• PROBLEM:
Retype each line of the listing below, from the first through the one holding "Chart.register(...registerables);", with no other lines.

------ DATA BLOCK

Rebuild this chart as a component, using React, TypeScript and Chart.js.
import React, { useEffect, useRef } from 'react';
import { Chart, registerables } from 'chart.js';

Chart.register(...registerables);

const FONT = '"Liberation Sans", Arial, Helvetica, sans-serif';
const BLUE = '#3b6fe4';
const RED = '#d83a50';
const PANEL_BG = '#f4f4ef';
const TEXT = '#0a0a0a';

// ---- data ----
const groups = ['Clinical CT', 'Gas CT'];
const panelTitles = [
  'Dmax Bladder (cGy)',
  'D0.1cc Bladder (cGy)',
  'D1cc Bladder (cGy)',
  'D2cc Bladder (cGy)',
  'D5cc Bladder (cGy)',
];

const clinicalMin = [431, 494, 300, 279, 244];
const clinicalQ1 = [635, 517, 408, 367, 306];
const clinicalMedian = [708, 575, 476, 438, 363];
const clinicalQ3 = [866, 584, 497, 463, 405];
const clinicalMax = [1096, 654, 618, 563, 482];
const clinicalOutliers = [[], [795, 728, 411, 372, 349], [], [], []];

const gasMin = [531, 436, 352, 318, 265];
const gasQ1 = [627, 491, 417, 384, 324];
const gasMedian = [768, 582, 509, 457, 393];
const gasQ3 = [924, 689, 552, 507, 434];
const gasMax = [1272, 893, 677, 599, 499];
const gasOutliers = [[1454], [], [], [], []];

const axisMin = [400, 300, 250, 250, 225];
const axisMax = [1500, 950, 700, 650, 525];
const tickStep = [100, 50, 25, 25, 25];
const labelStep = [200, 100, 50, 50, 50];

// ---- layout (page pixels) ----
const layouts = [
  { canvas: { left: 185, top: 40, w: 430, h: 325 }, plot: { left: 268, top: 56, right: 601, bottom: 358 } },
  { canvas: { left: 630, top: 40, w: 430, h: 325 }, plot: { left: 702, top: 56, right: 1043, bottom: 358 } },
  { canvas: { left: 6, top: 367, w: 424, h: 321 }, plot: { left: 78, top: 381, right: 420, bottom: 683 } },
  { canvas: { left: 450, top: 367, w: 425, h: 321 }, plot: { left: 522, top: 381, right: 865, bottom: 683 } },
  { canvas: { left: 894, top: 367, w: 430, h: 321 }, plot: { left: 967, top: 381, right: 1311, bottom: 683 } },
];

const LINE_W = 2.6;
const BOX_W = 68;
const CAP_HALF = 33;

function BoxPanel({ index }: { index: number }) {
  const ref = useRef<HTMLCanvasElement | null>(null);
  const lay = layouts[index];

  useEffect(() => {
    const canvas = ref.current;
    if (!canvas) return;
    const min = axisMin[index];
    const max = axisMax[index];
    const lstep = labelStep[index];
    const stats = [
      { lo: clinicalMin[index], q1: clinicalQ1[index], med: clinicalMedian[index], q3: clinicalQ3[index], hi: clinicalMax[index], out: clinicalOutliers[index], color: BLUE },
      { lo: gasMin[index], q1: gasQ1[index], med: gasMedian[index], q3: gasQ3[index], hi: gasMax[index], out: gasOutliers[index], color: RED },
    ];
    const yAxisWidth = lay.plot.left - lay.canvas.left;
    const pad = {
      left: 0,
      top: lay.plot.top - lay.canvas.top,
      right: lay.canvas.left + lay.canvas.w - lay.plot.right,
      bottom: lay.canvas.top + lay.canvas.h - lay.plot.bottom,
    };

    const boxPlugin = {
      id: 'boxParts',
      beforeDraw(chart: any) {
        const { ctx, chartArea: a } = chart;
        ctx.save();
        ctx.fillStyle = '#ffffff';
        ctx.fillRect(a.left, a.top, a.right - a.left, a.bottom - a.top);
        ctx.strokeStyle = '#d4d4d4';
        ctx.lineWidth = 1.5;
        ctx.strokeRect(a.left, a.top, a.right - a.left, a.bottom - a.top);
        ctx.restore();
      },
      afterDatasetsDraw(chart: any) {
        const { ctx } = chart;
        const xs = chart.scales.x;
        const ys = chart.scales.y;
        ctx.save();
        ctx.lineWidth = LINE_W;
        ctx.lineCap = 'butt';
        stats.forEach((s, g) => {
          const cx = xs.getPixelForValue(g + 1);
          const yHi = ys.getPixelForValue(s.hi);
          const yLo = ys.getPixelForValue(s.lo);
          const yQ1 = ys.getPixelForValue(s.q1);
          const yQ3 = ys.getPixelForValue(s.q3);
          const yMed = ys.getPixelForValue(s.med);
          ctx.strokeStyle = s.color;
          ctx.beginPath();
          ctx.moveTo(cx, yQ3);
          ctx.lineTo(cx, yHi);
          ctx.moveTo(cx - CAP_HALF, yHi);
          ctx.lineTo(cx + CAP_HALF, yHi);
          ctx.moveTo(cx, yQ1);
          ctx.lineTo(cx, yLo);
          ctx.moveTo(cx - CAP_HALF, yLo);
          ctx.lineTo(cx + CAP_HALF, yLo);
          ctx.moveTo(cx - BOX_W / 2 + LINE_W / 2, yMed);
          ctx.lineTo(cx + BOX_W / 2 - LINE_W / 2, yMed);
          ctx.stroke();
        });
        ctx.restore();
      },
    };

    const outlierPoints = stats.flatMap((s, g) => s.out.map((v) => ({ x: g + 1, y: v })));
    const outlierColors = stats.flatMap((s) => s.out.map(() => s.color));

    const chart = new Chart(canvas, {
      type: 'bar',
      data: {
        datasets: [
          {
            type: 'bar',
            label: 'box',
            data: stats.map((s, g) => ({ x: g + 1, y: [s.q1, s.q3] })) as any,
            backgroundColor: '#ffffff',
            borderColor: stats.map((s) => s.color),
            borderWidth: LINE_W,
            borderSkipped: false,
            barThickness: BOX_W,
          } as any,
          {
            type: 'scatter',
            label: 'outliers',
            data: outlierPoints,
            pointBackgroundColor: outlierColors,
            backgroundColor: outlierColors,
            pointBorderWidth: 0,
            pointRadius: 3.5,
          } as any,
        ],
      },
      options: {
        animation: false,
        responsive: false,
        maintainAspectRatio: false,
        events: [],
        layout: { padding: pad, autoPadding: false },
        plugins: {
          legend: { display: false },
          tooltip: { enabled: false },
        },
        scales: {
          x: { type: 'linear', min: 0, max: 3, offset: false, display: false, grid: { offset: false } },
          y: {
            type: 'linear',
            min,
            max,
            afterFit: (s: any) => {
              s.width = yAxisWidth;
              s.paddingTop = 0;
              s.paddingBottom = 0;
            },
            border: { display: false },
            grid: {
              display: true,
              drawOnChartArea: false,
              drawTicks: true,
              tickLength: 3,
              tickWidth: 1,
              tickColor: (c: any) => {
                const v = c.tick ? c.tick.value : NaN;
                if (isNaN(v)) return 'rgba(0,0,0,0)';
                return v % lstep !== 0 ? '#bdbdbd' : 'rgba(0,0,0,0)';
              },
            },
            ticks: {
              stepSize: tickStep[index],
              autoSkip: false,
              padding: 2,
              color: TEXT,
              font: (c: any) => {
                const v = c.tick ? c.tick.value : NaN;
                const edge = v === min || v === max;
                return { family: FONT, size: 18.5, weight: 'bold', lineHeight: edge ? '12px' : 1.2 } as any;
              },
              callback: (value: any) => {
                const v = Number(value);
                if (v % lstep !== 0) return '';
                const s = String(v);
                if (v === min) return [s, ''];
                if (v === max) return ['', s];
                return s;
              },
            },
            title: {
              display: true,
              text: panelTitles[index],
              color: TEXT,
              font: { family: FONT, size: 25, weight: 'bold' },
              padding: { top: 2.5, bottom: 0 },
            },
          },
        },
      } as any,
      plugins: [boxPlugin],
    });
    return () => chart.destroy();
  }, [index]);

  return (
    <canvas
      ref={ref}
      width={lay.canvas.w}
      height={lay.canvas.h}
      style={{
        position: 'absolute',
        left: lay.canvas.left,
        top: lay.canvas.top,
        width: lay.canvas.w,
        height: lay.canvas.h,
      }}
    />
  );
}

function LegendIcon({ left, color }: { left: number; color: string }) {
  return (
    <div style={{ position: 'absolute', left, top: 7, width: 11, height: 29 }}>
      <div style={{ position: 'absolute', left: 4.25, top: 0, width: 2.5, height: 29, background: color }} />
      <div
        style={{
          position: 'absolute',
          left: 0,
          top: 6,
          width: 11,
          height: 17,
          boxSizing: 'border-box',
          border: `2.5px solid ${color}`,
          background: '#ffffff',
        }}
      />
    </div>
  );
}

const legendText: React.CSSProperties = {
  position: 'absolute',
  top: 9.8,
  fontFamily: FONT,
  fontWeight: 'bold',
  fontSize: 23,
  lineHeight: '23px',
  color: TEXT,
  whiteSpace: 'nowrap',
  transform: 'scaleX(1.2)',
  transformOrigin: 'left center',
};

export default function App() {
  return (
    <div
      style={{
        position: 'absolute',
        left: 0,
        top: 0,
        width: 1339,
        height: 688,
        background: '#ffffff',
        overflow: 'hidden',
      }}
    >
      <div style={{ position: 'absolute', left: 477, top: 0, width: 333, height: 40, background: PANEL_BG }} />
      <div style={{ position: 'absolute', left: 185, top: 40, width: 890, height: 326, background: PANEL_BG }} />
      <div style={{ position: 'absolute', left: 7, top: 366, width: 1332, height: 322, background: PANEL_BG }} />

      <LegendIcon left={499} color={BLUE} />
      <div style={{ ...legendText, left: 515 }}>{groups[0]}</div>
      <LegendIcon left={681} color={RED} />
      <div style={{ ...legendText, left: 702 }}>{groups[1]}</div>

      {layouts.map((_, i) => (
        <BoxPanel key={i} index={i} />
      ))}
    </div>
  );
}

------------

• COMPLETE RESPONSE:
Rebuild this chart as a component, using React, TypeScript and Chart.js.
import React, { useEffect, useRef } from 'react';
import { Chart, registerables } from 'chart.js';

Chart.register(...registerables);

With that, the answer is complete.